[begin DATA]
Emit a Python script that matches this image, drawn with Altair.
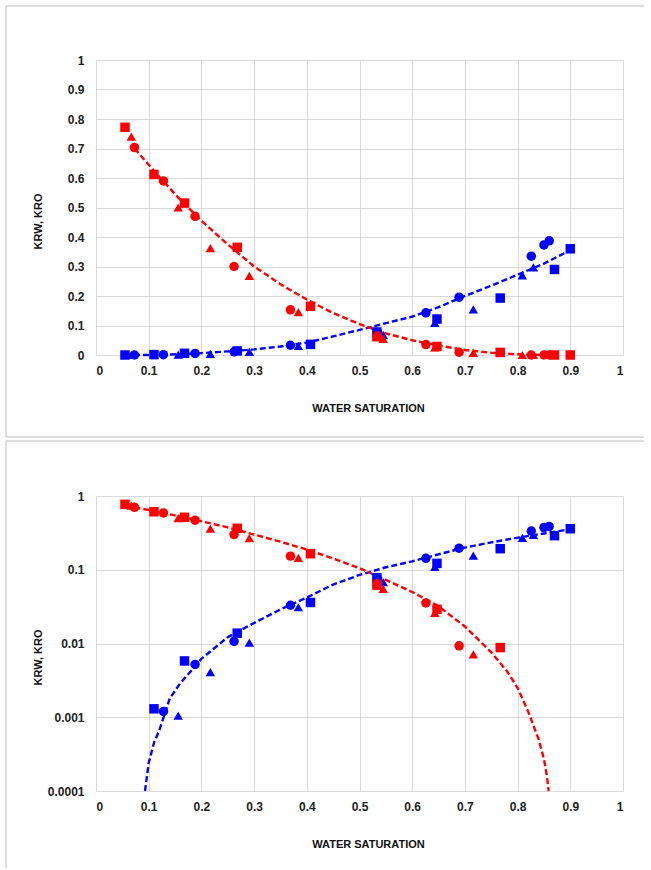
import altair as alt
import pandas as pd

# ---- measured data: three core samples (square, circle, triangle markers) ----
sq_sw = [0.055, 0.11, 0.168, 0.268, 0.407, 0.533, 0.647, 0.767, 0.87, 0.9]
sq_krw = [0.0, 0.0013, 0.0058, 0.0138, 0.036, 0.078, 0.122, 0.193, 0.29, 0.36]
sq_kro = [0.772, 0.612, 0.515, 0.365, 0.165, 0.062, 0.029, 0.0088, 0.0, 0.0]

ci_sw = [0.073, 0.128, 0.188, 0.262, 0.369, 0.534, 0.626, 0.689, 0.826, 0.85, 0.86]
ci_krw = [0.0, 0.0012, 0.0052, 0.0107, 0.033, 0.076, 0.143, 0.196, 0.335, 0.373, 0.387]
ci_kro = [0.703, 0.59, 0.47, 0.30, 0.153, 0.065, 0.0355, 0.0093, 0.0, 0.0, 0.0]

tr_sw = [0.067, 0.156, 0.217, 0.291, 0.384, 0.545, 0.643, 0.716, 0.809, 0.83]
tr_krw = [0.0, 0.00105, 0.0041, 0.0103, 0.031, 0.068, 0.109, 0.155, 0.27, 0.297]
tr_kro = [0.74, 0.50, 0.362, 0.268, 0.145, 0.055, 0.026, 0.0071, 0.0, 0.0]

# ---- dashed trend lines ----
fit_krw_sw = [0.055, 0.08, 0.093, 0.1, 0.11, 0.12, 0.14, 0.16, 0.18, 0.2, 0.25, 0.3,
              0.35, 0.4, 0.45, 0.5, 0.55, 0.6, 0.65, 0.7, 0.75, 0.8, 0.85, 0.9]
fit_krw = [0.0, 0.0, 0.0001, 0.00024, 0.00045, 0.00066, 0.0018, 0.0029, 0.0042, 0.0062,
           0.0122, 0.019, 0.029, 0.042, 0.063, 0.085, 0.108, 0.13, 0.162, 0.2, 0.235,
           0.272, 0.31, 0.355]
fit_kro_sw = [0.073, 0.1, 0.15, 0.2, 0.25, 0.3, 0.35, 0.4, 0.45, 0.5, 0.55, 0.6, 0.65,
              0.7, 0.75, 0.78, 0.8, 0.82, 0.84, 0.85, 0.855, 0.859]
fit_kro = [0.70, 0.645, 0.545, 0.455, 0.375, 0.30, 0.24, 0.188, 0.142, 0.105, 0.073,
           0.05, 0.032, 0.017, 0.0076, 0.0042, 0.0025, 0.0012, 0.0005, 0.00027, 0.00017,
           0.0001]

x_ticks = [0, 0.1, 0.2, 0.3, 0.4, 0.5, 0.6, 0.7, 0.8, 0.9, 1]
y_lin_ticks = [0, 0.1, 0.2, 0.3, 0.4, 0.5, 0.6, 0.7, 0.8, 0.9, 1]
y_log_ticks = [0.0001, 0.001, 0.01, 0.1, 1]

# ---- tables ----
def pts_table(sw, krw, kro):
    rows = []
    for s, w, o in zip(sw, krw, kro):
        rows.append({"sw": s, "k": w, "phase": "krw"})
        rows.append({"sw": s, "k": o, "phase": "kro"})
    return pd.DataFrame(rows)

sq_df = pts_table(sq_sw, sq_krw, sq_kro)
ci_df = pts_table(ci_sw, ci_krw, ci_kro)
tr_df = pts_table(tr_sw, tr_krw, tr_kro)
fit_df = pd.concat([
    pd.DataFrame({"sw": fit_krw_sw, "k": fit_krw, "phase": "krw"}),
    pd.DataFrame({"sw": fit_kro_sw, "k": fit_kro, "phase": "kro"}),
], ignore_index=True)

color_scale = alt.Scale(domain=["krw", "kro"], range=["#0000FF", "#FF0000"])
FONT = "Liberation Sans"
GRID = "#d9d9d9"
FRAME = "#bfbfbf"
W = 527
H = 295


def panel(log, frame_top, frame_bottom):
    x_enc = alt.X("sw:Q", scale=alt.Scale(domain=[0, 1], nice=False, zero=False),
                  axis=alt.Axis(values=x_ticks, format="~g", title="WATER SATURATION",
                                titleX=272, titleY=53, titleBaseline="middle"))
    if log:
        yscale = alt.Scale(type="log", domain=[0.0001, 1], nice=False)
        yvals = y_log_ticks
    else:
        yscale = alt.Scale(domain=[0, 1], nice=False, zero=False)
        yvals = y_lin_ticks
    y_enc = alt.Y("k:Q", scale=yscale,
                  axis=alt.Axis(values=yvals, format="~g", title="KRW, KRO",
                                titleAngle=270, titleX=-58, titleY=161,
                                titleAlign="center", titleBaseline="middle"))
    color = alt.Color("phase:N", scale=color_scale, legend=None)

    def base(df):
        c = alt.Chart(df)
        if log:
            c = c.transform_filter("datum.k > 0")
        return c

    fits = base(fit_df).mark_line(strokeDash=[6, 3], strokeWidth=2.4).encode(
        x=x_enc, y=y_enc, color=color, detail="phase:N")

    def pts(df, shape, sizes):
        return base(df).mark_point(filled=True, opacity=1, shape=shape).encode(
            x=x_enc, y=y_enc, color=color,
            size=alt.Size("phase:N", scale=alt.Scale(domain=["krw", "kro"], range=sizes),
                          legend=None))

    sq = pts(sq_df, "square", [90, 90])
    tr = pts(tr_df, "triangle-up", [80, 80])
    ci = pts(ci_df, "circle", [190, 120])

    dummy = pd.DataFrame({"d": [0]})
    top_rule = alt.Chart(dummy).mark_rule(color=FRAME, strokeWidth=1).encode(
        x=alt.value(-90), x2=alt.value(548), y=alt.value(frame_top))
    left_rule = alt.Chart(dummy).mark_rule(color=FRAME, strokeWidth=1).encode(
        x=alt.value(-90), y=alt.value(frame_top), y2=alt.value(frame_bottom))
    layers = [top_rule, left_rule]
    if not log:
        bottom_rule = alt.Chart(dummy).mark_rule(color=FRAME, strokeWidth=1).encode(
            x=alt.value(-90), x2=alt.value(548), y=alt.value(frame_bottom))
        layers.append(bottom_rule)
    return alt.layer(*layers, fits, sq, tr, ci).properties(width=W, height=H)


top = panel(False, -54, 377)
bottom = panel(True, -55, 372)

chart = alt.vconcat(top, bottom, spacing=2).properties(
    padding={"left": 5, "top": 5, "right": 0, "bottom": 0},
    background="white",
).configure_view(strokeWidth=0).configure_axis(
    grid=True, gridColor=GRID, gridWidth=1, domain=False, ticks=False,
    labelFont=FONT, labelFontSize=12, labelFontWeight="bold",
    labelColor="#222222", labelPadding=12,
    titleFont=FONT, titleFontSize=11, titleFontWeight="bold",
    titleColor="#111111",
).configure_axisX(labelPadding=10)

chart.save("out.html", embed_options={"renderer": "svg", "actions": False})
[end DATA]
**DO THIS**: Emit the lines of the material exactly, from its first line to the line containing "import pandas as pd", inclusive; leave every picture out.

**RESPONSE TO THE EXERCISE**:
Emit a Python script that matches this image, drawn with Altair.
import altair as alt
import pandas as pd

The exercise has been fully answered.